Say, once a month, delete any records with DateViewed is older than a year. This would be a full scan. Cascade deletes from Customer and User to the new table.
Does anyone have suggestions for improvement or other ideas that are worth profiling?
(The other idea I had was to denormalise into a table with 20 columns for the different CustomerIds and shuffle values down from CustomerId1 -> CustomerId2 -> CustomerId3. This would require different updates depending on where the CustomerId already appeared in the list.)
I believe you’ve thought through the problem pretty thoroughly.
One thing I would suggest you try is deferring pruning the 21st (and later) most recently viewed customer(s) for a user. If you did this you’d have to include a TOP 20 in your selection query.
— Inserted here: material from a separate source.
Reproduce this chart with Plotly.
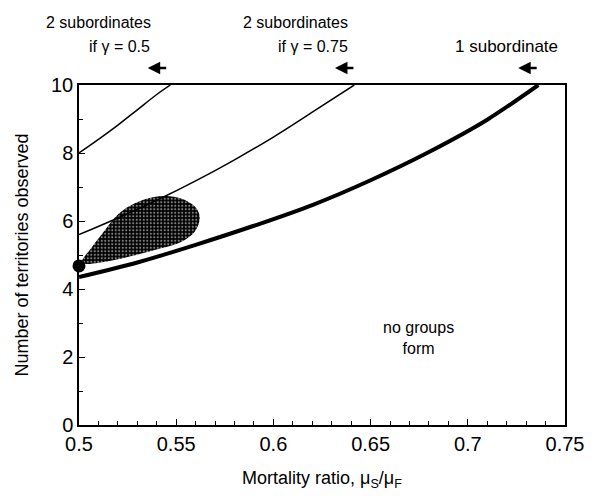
import plotly.graph_objects as go

# Curves
sub1_x = [0.5, 0.53, 0.56, 0.59, 0.62, 0.65, 0.68, 0.71, 0.7363]
sub1_y = [4.35, 4.78, 5.30, 5.86, 6.47, 7.20, 8.03, 8.98, 10.0]

g075_x = [0.5, 0.52, 0.54, 0.56, 0.58, 0.60, 0.62, 0.6416]
g075_y = [5.6, 6.09, 6.61, 7.18, 7.80, 8.47, 9.20, 10.0]

g05_x = [0.5, 0.51, 0.52, 0.53, 0.54, 0.547]
g05_y = [8.0, 8.4, 8.82, 9.27, 9.72, 10.0]

# Shaded region (observed)
blob_x = [0.5015, 0.5065, 0.5125, 0.5205, 0.529, 0.538, 0.5466, 0.5545, 0.5605,
          0.5621, 0.5596, 0.5528, 0.539, 0.522, 0.5101, 0.5032, 0.5015]
blob_y = [4.80, 5.22, 5.67, 6.22, 6.53, 6.70, 6.73, 6.62, 6.37,
          6.08, 5.69, 5.39, 5.15, 4.90, 4.77, 4.74, 4.80]

point_x = [0.5]
point_y = [4.68]

FONT = "Liberation Sans, Arial, sans-serif"

fig = go.Figure()

fig.add_trace(go.Scatter(
    x=blob_x, y=blob_y, mode="lines", fill="toself",
    line=dict(width=0, color="black", shape="spline"),
    fillcolor="black",
    fillpattern=dict(shape=".", fgcolor="white", bgcolor="black", size=3.5, solidity=0.3),
    hoverinfo="skip", showlegend=False))

fig.add_trace(go.Scatter(x=g05_x, y=g05_y, mode="lines",
                         line=dict(color="black", width=1.5, shape="spline"), showlegend=False))
fig.add_trace(go.Scatter(x=g075_x, y=g075_y, mode="lines",
                         line=dict(color="black", width=1.5, shape="spline"), showlegend=False))
fig.add_trace(go.Scatter(x=sub1_x, y=sub1_y, mode="lines",
                         line=dict(color="black", width=4, shape="spline", smoothing=0.8),
                         showlegend=False))
fig.add_trace(go.Scatter(x=point_x, y=point_y, mode="markers",
                         marker=dict(color="black", size=13), cliponaxis=False, showlegend=False))

# page offset (body margin) of 8px
OFF = 8
W, H = 598, 491
L, T = 77 - OFF, 85 - OFF
R = (W + OFF) - 565
B = (H + OFF) - 425
pw, ph = W - L - R, H - T - B

def px(xp):
    return (xp - OFF - L) / pw

def py(yp):
    return (H - B - (yp - OFF)) / ph

ann = []
def txt(s, xr, yc, size=16.5, anchor="right"):
    ann.append(dict(text=s, x=px(xr), y=py(yc), xref="paper", yref="paper",
                    xanchor=anchor, yanchor="middle", showarrow=False,
                    font=dict(family=FONT, size=size, color="black")))

def arrow(x_tip, x_tail, yc):
    ann.append(dict(text="", x=px(x_tip), y=py(yc), xref="paper", yref="paper",
                    ax=x_tail - x_tip, ay=0, showarrow=True, arrowhead=2,
                    arrowsize=1, arrowwidth=2.5, arrowcolor="black"))

txt("2 subordinates", 151, 22, 16)
txt("if γ = 0.5", 150, 47, 16)
arrow(146, 166, 68)
txt("2 subordinates", 349, 22, 16)
txt("if γ = 0.75", 349, 47, 16)
arrow(334, 354, 68)
txt("1 subordinate", 560, 47, 17)
arrow(518, 538, 68)

ann.append(dict(text="no groups<br>form", x=0.6747, y=2.57, xref="x", yref="y",
                showarrow=False, align="center",
                font=dict(family=FONT, size=16, color="black")))

fig.update_layout(
    width=W, height=H,
    margin=dict(l=L, r=R, t=T, b=B),
    paper_bgcolor="white", plot_bgcolor="white",
    font=dict(family=FONT, size=18, color="black"),
    annotations=ann,
    xaxis=dict(range=[0.5, 0.75], dtick=0.05, tick0=0.5, ticks="inside", ticklen=6,
               tickwidth=1, tickcolor="black", showline=True, linecolor="black",
               linewidth=1.5, mirror=True, showgrid=False, zeroline=False,
               minor=dict(dtick=0.01, ticks="inside", ticklen=4, tickcolor="black"),
               title=dict(text="Mortality ratio, μ<sub>S</sub>/μ<sub>F</sub>",
                          font=dict(size=18), standoff=18),
               tickfont=dict(size=20)),
    yaxis=dict(range=[0, 10], dtick=2, ticks="inside", ticklen=6, tickwidth=1,
               tickcolor="black", showline=True, linecolor="black", linewidth=1.5,
               mirror=True, showgrid=False, zeroline=False,
               minor=dict(dtick=1, ticks="inside", ticklen=4, tickcolor="black"),
               title=dict(text="Number of territories observed", font=dict(size=18),
                          standoff=18),
               tickfont=dict(size=20)),
)

fig.write_html("out.html")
There will be some time required to complete the pruning operation (whether it’s done with each new view or later). There will also be some incremental time involved in picking the top 20 from from a list of more than 20.
Depending on exactly how frequently a customer add/edit/view is done, it may be that pruning each time a record is inserted is more expensive than sorting and selecting the TOP 20. You could perform the pruning as a scheduled background task, say once per hour or even once per day.
It is also possible, depending on the actual usage, that performance is not and issue and you should instead be optimizing for maintainability, in which case you should do the simplest thing with the least code.
Regarding your other idea (20 denormalized columns): This is not recommended!